The biggest mystery introduced thus far also boils down to the show’s most fascinating figure: Harrison Wells. Who is he? I won’t spoil some of Wells’ more recent actions, but here is what we know about him so far. In the pilot, Wells is one of the world’s most renowned scientists (not to mention Barry’s idol), but once his particle accelerator fails, he must face the consequences of his creation and all the destruction it caused. Wells becomes a paraplegic and takes care of Barry after he is struck by the lightning which puts him in a coma for nine months; he even helps Barry defeat the first of several metahumans created by the accelerator. But in the pilot’s final moments, we’re presented with a very different man than we first met. Wells enters a secret room in S.T.A.R Labs and reveals that not only can he walk, but that he some awareness of The Flash’s existence in the future. The newspaper he reads is dated 2024 and reads: Flash Missing Vanishes in Crisis. We know Wells is basically the architect of The Flash, but to what end? There are many questions that remain: Is he Barry’s nemesis from the comic books, the Reverse Flash? Does he know about the future because he’s from there? If so, has he come to hurt Barry? Are his intentions misguided but noble? Is he trying to help Barry become a hero? It’s difficult to peg Wells, but as long as he remains as enigmatic as he is now, I’ll have no complaints.
The best part about both Arrow and The Flash being on at the same time is that these shows share the same universe. However, watching both is not required. The similarities are enough to reward fans of both shows without alienating those that don’t. Tonally, the two shows are as different as their eponymous heroes, but that’s okay too. The bond between Oliver and Barry may be strong, but there is so much room for it to deepen and grow. In The Flash pilot, when Barry starts to doubt himself, he takes a (seriously) quick trip to Starling City to see his old friend. And in a reverse of Barry’s appearance on Arrow, it’s Oliver who does the rescuing. He offers Barry exactly what he needs to hear in order to step up and save his city. “You can inspire people,” he says, “in a way that I never could. Oliver even hints at Barry adopting anew name: The Flash. Again, it doesn’t matter that the shows are separate. Stephen Amell and Gustin play off each other so well that the moment works whether you’ve seen Arrow or not.

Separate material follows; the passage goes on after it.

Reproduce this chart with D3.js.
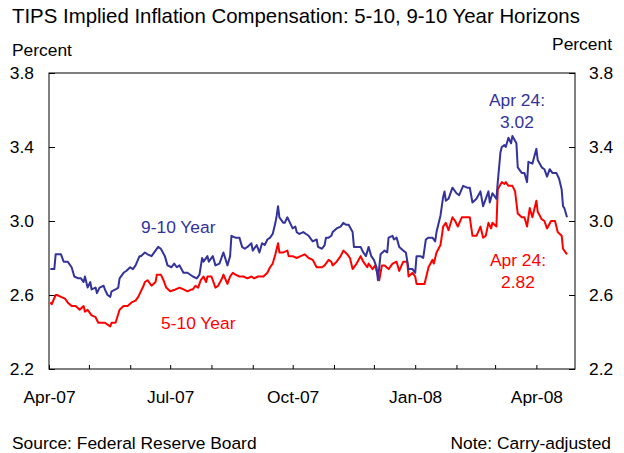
<!DOCTYPE html>
<html>
<head>
<meta charset="utf-8">
<script src="https://cdn.jsdelivr.net/npm/d3@7"></script>
<style>
  body { margin: 0; background: #fff; }
  svg { display: block; font-family: "Liberation Sans", Arial, sans-serif; }
</style>
</head>
<body>
<svg width="624" height="453"></svg>
<script>
// 9-10 year horizon (blue)
const dates910 = [
  "2007-04-02","2007-04-05","2007-04-06","2007-04-10","2007-04-12","2007-04-15","2007-04-18","2007-04-20",
  "2007-04-23","2007-04-25","2007-04-27","2007-04-28","2007-04-30","2007-05-02","2007-05-03","2007-05-06",
  "2007-05-07","2007-05-09","2007-05-12","2007-05-13","2007-05-15","2007-05-17","2007-05-18","2007-05-21",
  "2007-05-23","2007-05-24","2007-05-27","2007-05-29","2007-06-01","2007-06-03","2007-06-05","2007-06-08",
  "2007-06-09","2007-06-12","2007-06-14","2007-06-17","2007-06-19","2007-06-22","2007-06-24","2007-06-27",
  "2007-06-29","2007-07-02","2007-07-04","2007-07-06","2007-07-08","2007-07-11","2007-07-14","2007-07-18",
  "2007-07-21","2007-07-23","2007-07-25","2007-07-26","2007-07-29","2007-07-30","2007-08-02","2007-08-04",
  "2007-08-07","2007-08-09","2007-08-10","2007-08-13","2007-08-15","2007-08-16","2007-08-19","2007-08-22",
  "2007-08-24","2007-08-26","2007-08-28","2007-08-31","2007-09-01","2007-09-04","2007-09-06","2007-09-08",
  "2007-09-10","2007-09-12","2007-09-14","2007-09-16","2007-09-18","2007-09-19","2007-09-20","2007-09-21",
  "2007-09-24","2007-09-25","2007-09-27","2007-09-29","2007-10-01","2007-10-03","2007-10-04","2007-10-06",
  "2007-10-09","2007-10-11","2007-10-13","2007-10-16","2007-10-19","2007-10-20","2007-10-23","2007-10-25",
  "2007-10-26","2007-10-28","2007-10-30","2007-10-31","2007-11-03","2007-11-06","2007-11-08","2007-11-10",
  "2007-11-12","2007-11-15","2007-11-16","2007-11-18","2007-11-21","2007-11-23","2007-11-25","2007-11-27",
  "2007-11-29","2007-12-01","2007-12-03","2007-12-04","2007-12-06","2007-12-09","2007-12-11","2007-12-12",
  "2007-12-15","2007-12-16","2007-12-18","2007-12-20","2007-12-23","2007-12-25","2007-12-27","2007-12-30",
  "2008-01-01","2008-01-02","2008-01-05","2008-01-07","2008-01-09","2008-01-11","2008-01-14","2008-01-16",
  "2008-01-17","2008-01-20","2008-01-22","2008-01-23","2008-01-24","2008-01-26","2008-01-28","2008-01-29",
  "2008-02-01","2008-02-03","2008-02-06","2008-02-09","2008-02-11","2008-02-13","2008-02-16","2008-02-19",
  "2008-02-21","2008-02-23","2008-02-25","2008-02-26","2008-02-28","2008-03-02","2008-03-03","2008-03-05",
  "2008-03-06","2008-03-08","2008-03-09","2008-03-11","2008-03-13","2008-03-14","2008-03-17","2008-03-18",
  "2008-03-21","2008-03-23","2008-03-25","2008-03-26","2008-03-29","2008-04-01","2008-04-02","2008-04-05",
  "2008-04-07","2008-04-09","2008-04-11","2008-04-13","2008-04-16","2008-04-18","2008-04-20","2008-04-21",
  "2008-04-22","2008-04-24"
];
const values910 = [
  2.74,2.74,2.82,2.82,2.78,2.78,2.75,2.70, 2.69,2.69,2.67,2.70,2.64,2.67,2.63,2.64,
  2.61,2.64,2.65,2.63,2.60,2.59,2.62,2.63, 2.64,2.69,2.72,2.73,2.75,2.74,2.76,2.81,
  2.81,2.83,2.82,2.81,2.83,2.86,2.85,2.81, 2.76,2.75,2.77,2.75,2.76,2.72,2.72,2.70,
  2.69,2.71,2.80,2.78,2.81,2.78,2.81,2.76, 2.77,2.81,2.83,2.76,2.81,2.92,2.91,2.91,
  2.86,2.85,2.86,2.88,2.84,2.87,2.83,2.88, 2.87,2.90,2.91,2.93,2.99,3.03,3.08,3.02,
  2.99,2.99,3.02,2.99,2.96,2.97,2.94,2.93, 2.94,2.93,2.92,2.89,2.90,2.86,2.85,2.87,
  2.91,2.91,2.92,2.94,2.96,2.97,2.99,2.98, 2.98,2.94,2.86,2.86,2.86,2.83,2.81,2.86,
  2.81,2.79,2.75,2.68,2.82,2.84,2.83,2.91, 2.92,2.90,2.91,2.86,2.84,2.83,2.74,2.74,
  2.72,2.81,2.81,2.80,2.90,2.91,2.91,2.89, 2.94,3.03,3.13,3.16,3.11,3.12,3.16,3.18,
  3.15,3.14,3.19,3.18,3.18,3.10,3.12,3.16, 3.08,3.12,3.16,3.10,3.15,3.12,3.21,3.37,
  3.40,3.41,3.40,3.45,3.42,3.46,3.42,3.29, 3.26,3.26,3.21,3.32,3.31,3.39,3.33,3.29,
  3.28,3.24,3.28,3.26,3.26,3.23,3.17,3.08, 3.07,3.02
];

// 5-10 year horizon (red)
const dates510 = [
  "2007-04-02","2007-04-03","2007-04-06","2007-04-07","2007-04-10","2007-04-13","2007-04-15","2007-04-18",
  "2007-04-21","2007-04-24","2007-04-27","2007-04-28","2007-04-30","2007-05-03","2007-05-06","2007-05-08",
  "2007-05-10","2007-05-13","2007-05-15","2007-05-17","2007-05-18","2007-05-21","2007-05-24","2007-05-27",
  "2007-05-30","2007-06-02","2007-06-05","2007-06-07","2007-06-11","2007-06-12","2007-06-14","2007-06-17",
  "2007-06-20","2007-06-21","2007-06-24","2007-06-26","2007-06-28","2007-07-01","2007-07-05","2007-07-08",
  "2007-07-11","2007-07-14","2007-07-17","2007-07-18","2007-07-20","2007-07-22","2007-07-24","2007-07-26",
  "2007-07-28","2007-07-29","2007-08-01","2007-08-04","2007-08-06","2007-08-09","2007-08-10","2007-08-13",
  "2007-08-15","2007-08-17","2007-08-19","2007-08-22","2007-08-25","2007-08-28","2007-08-31","2007-09-02",
  "2007-09-05","2007-09-09","2007-09-12","2007-09-14","2007-09-16","2007-09-18","2007-09-20","2007-09-21",
  "2007-09-24","2007-09-27","2007-09-28","2007-10-01","2007-10-04","2007-10-07","2007-10-10","2007-10-13",
  "2007-10-16","2007-10-19","2007-10-23","2007-10-25","2007-10-28","2007-10-30","2007-10-31","2007-11-03",
  "2007-11-06","2007-11-08","2007-11-11","2007-11-13","2007-11-15","2007-11-18","2007-11-21","2007-11-23",
  "2007-11-26","2007-11-27","2007-11-30","2007-12-02","2007-12-03","2007-12-05","2007-12-07","2007-12-09",
  "2007-12-12","2007-12-15","2007-12-18","2007-12-20","2007-12-23","2007-12-26","2007-12-27","2007-12-30",
  "2008-01-01","2008-01-02","2008-01-06","2008-01-08","2008-01-11","2008-01-14","2008-01-15","2008-01-17",
  "2008-01-20","2008-01-22","2008-01-24","2008-01-26","2008-01-29","2008-01-31","2008-02-02","2008-02-05",
  "2008-02-08","2008-02-11","2008-02-13","2008-02-16","2008-02-19","2008-02-21","2008-02-23","2008-02-25",
  "2008-02-27","2008-02-28","2008-03-02","2008-03-03","2008-03-06","2008-03-08","2008-03-09","2008-03-11",
  "2008-03-14","2008-03-16","2008-03-18","2008-03-21","2008-03-23","2008-03-25","2008-03-27","2008-03-29",
  "2008-04-01","2008-04-02","2008-04-05","2008-04-07","2008-04-09","2008-04-12","2008-04-15","2008-04-17",
  "2008-04-20","2008-04-21","2008-04-22","2008-04-24"
];
const values510 = [
  2.56,2.55,2.60,2.60,2.59,2.58,2.56,2.54, 2.54,2.52,2.54,2.51,2.52,2.49,2.48,2.45,
  2.45,2.45,2.44,2.43,2.45,2.45,2.52,2.54, 2.54,2.56,2.57,2.59,2.65,2.67,2.68,2.65,
  2.67,2.71,2.71,2.68,2.64,2.62,2.63,2.64, 2.63,2.62,2.63,2.63,2.65,2.64,2.68,2.70,
  2.67,2.70,2.70,2.64,2.65,2.69,2.71,2.66, 2.70,2.72,2.71,2.70,2.70,2.69,2.70,2.69,
  2.70,2.70,2.72,2.75,2.77,2.82,2.88,2.83, 2.83,2.84,2.81,2.81,2.80,2.81,2.82,2.80,
  2.79,2.75,2.75,2.76,2.79,2.78,2.76,2.78, 2.81,2.84,2.82,2.80,2.74,2.77,2.81,2.78,
  2.75,2.77,2.74,2.76,2.73,2.68,2.76,2.76, 2.74,2.77,2.78,2.73,2.78,2.78,2.70,2.72,
  2.70,2.66,2.66,2.66,2.75,2.79,2.77,2.83, 2.87,2.97,2.99,2.95,3.02,3.00,2.97,3.02,
  3.02,3.02,2.92,2.92,2.97,2.91,2.92,2.99, 2.96,2.99,2.97,3.17,3.21,3.20,3.21,3.19,
  3.19,3.16,3.04,3.02,3.02,2.97,3.07,3.02, 3.11,3.05,3.01,3.00,2.96,3.00,3.00,2.94,
  2.92,2.85,2.84,2.82
];

const yTicks = [2.2, 2.6, 3.0, 3.4, 3.8];
const labelMonths = [3, 6, 9, 0]; // Apr, Jul, Oct, Jan

const parse = d3.timeParse("%Y-%m-%d");
const series910 = dates910.map((d, i) => ({date: parse(d), value: values910[i]}));
const series510 = dates510.map((d, i) => ({date: parse(d), value: values510[i]}));

const svg = d3.select("svg");
const plotLeft = 49, plotRight = 575, plotTop = 73, plotBottom = 369;

const x = d3.scaleTime()
  .domain([new Date(2007, 3, 1), new Date(2008, 3, 30)])
  .range([plotLeft, plotRight]);
const y = d3.scaleLinear().domain([2.2, 3.8]).range([plotBottom, plotTop]);

const fontSize = "17.4px";

// title
svg.append("text")
  .attr("x", 12).attr("y", 23)
  .style("font-size", "20.4px")
  .text("TIPS Implied Inflation Compensation: 5-10, 9-10 Year Horizons");

svg.append("text").attr("x", 12).attr("y", 56).style("font-size", fontSize).text("Percent");
svg.append("text").attr("x", 612).attr("y", 50).attr("text-anchor", "end")
  .style("font-size", fontSize).text("Percent");

// axes
const yLeft = svg.append("g")
  .attr("transform", `translate(${plotLeft},0)`)
  .call(d3.axisLeft(y).tickValues(yTicks).tickFormat(d3.format(".1f"))
    .tickSizeInner(-6).tickSizeOuter(0).tickPadding(15));
const yRight = svg.append("g")
  .attr("transform", `translate(${plotRight},0)`)
  .call(d3.axisRight(y).tickValues(yTicks).tickFormat(d3.format(".1f"))
    .tickSizeInner(-6).tickSizeOuter(0).tickPadding(14));

const xAxis = svg.append("g")
  .attr("transform", `translate(0,${plotBottom})`)
  .call(d3.axisBottom(x).ticks(d3.timeMonth.every(1))
    .tickFormat(d => labelMonths.includes(d.getMonth()) ? d3.timeFormat("%b-%y")(d) : "")
    .tickSizeInner(-4).tickSizeOuter(0));

[yLeft, yRight, xAxis].forEach(g => {
  g.select(".domain").remove();
  g.selectAll("text").style("font-size", fontSize).attr("fill", "#000")
    .style("font-family", "'Liberation Sans', Arial, sans-serif");
  g.selectAll("line").attr("stroke", "#000");
});
xAxis.selectAll("text").attr("dy", null).attr("y", 34);

svg.append("rect")
  .attr("x", plotLeft).attr("y", plotTop)
  .attr("width", plotRight - plotLeft).attr("height", plotBottom - plotTop)
  .attr("fill", "none").attr("stroke", "#000").attr("stroke-width", 1);

// lines
const line = d3.line().x(d => x(d.date)).y(d => y(d.value));

svg.append("path").datum(series510)
  .attr("fill", "none").attr("stroke", "#ff0000").attr("stroke-width", 2)
  .attr("stroke-linejoin", "round").attr("d", line);
svg.append("path").datum(series910)
  .attr("fill", "none").attr("stroke", "#333399").attr("stroke-width", 2)
  .attr("stroke-linejoin", "round").attr("d", line);

// annotations
const note = (tx, ty, txt, col, anchor) => svg.append("text")
  .attr("x", tx).attr("y", ty).attr("fill", col)
  .attr("text-anchor", anchor || "start")
  .style("font-size", fontSize).text(txt);

note(141, 233, "9-10 Year", "#333399");
note(161, 329, "5-10 Year", "#ff0000");
note(517, 106, "Apr 24:", "#333399", "middle");
note(517, 128, d3.format(".2f")(values910[values910.length - 1]), "#333399", "middle");
note(518, 266, "Apr 24:", "#ff0000", "middle");
note(518, 288, d3.format(".2f")(values510[values510.length - 1]), "#ff0000", "middle");

note(12, 449, "Source: Federal Reserve Board", "#000");
note(611, 449, "Note: Carry-adjusted", "#000", "end");
</script>
</body>
</html>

A handful of characters have made their way over to The Flash’s first few episodes by way of Starling City—including Felicity and The Clock King, but the two shows will collide before their winter hiatuses in epic fashion with a two night crossover event. For TV, this kind of thing is unprecedented. With Arrow and The Flash, the larger DC world is widening by the day and will hopefully only expand from here. Marvel may be conquering the box office, but DC is collecting its victories on the small screen, and with The Flash, they’ve got one hell of a win.